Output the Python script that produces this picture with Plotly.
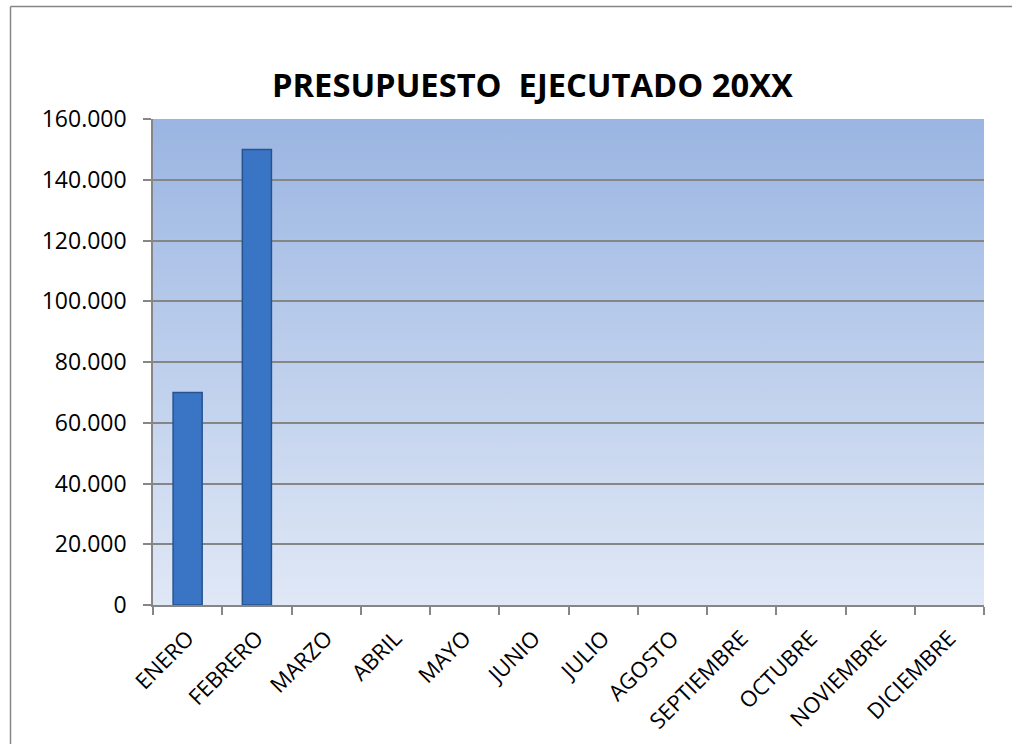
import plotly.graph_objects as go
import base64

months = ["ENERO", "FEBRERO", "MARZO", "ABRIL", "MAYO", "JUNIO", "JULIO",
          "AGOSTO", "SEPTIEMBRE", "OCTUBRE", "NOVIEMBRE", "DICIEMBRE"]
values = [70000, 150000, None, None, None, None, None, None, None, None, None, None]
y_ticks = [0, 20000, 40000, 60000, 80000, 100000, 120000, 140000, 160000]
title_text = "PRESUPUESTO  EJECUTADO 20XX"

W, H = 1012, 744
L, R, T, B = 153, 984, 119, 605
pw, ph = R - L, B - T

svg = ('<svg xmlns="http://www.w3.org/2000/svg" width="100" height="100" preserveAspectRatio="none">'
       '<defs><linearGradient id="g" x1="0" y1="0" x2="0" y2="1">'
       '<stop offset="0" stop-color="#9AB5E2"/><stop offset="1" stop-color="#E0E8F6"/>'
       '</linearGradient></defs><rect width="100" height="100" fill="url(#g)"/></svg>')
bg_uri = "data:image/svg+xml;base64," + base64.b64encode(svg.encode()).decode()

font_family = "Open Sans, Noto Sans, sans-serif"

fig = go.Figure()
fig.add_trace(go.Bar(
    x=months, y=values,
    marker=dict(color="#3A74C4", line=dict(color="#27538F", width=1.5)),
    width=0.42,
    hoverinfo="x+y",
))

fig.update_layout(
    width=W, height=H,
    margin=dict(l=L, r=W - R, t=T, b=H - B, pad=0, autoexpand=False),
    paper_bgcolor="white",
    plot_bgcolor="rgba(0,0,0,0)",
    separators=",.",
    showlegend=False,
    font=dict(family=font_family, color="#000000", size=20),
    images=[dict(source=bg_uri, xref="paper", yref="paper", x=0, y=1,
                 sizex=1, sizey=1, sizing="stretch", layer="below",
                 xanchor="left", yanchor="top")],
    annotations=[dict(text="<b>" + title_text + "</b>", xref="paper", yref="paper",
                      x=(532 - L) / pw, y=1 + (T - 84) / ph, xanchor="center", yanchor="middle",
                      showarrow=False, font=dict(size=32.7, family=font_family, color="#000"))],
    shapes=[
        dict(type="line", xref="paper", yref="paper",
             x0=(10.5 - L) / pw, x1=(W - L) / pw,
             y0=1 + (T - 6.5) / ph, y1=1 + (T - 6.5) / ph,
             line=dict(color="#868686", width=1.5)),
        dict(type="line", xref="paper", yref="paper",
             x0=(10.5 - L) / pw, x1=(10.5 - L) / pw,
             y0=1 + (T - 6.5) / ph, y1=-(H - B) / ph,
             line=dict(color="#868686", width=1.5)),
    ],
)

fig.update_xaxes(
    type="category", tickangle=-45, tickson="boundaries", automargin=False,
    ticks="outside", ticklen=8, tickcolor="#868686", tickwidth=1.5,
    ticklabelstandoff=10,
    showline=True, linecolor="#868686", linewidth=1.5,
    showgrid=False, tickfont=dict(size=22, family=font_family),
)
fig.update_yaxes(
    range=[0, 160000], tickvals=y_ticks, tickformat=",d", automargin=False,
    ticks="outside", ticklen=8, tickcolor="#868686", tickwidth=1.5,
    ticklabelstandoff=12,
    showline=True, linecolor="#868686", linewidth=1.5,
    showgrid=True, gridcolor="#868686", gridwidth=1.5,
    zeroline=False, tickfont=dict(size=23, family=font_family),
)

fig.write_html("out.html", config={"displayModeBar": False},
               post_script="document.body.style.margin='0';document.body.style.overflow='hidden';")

####

• PROBLEM TO SOLVE
Transcribe the opening line of the listing above, please, and every line after it through the line with "pw, ph = R - L, B - T", word for word, without pictures.

• RESULT
Output the Python script that produces this picture with Plotly.
import plotly.graph_objects as go
import base64

months = ["ENERO", "FEBRERO", "MARZO", "ABRIL", "MAYO", "JUNIO", "JULIO",
          "AGOSTO", "SEPTIEMBRE", "OCTUBRE", "NOVIEMBRE", "DICIEMBRE"]
values = [70000, 150000, None, None, None, None, None, None, None, None, None, None]
y_ticks = [0, 20000, 40000, 60000, 80000, 100000, 120000, 140000, 160000]
title_text = "PRESUPUESTO  EJECUTADO 20XX"

W, H = 1012, 744
L, R, T, B = 153, 984, 119, 605
pw, ph = R - L, B - T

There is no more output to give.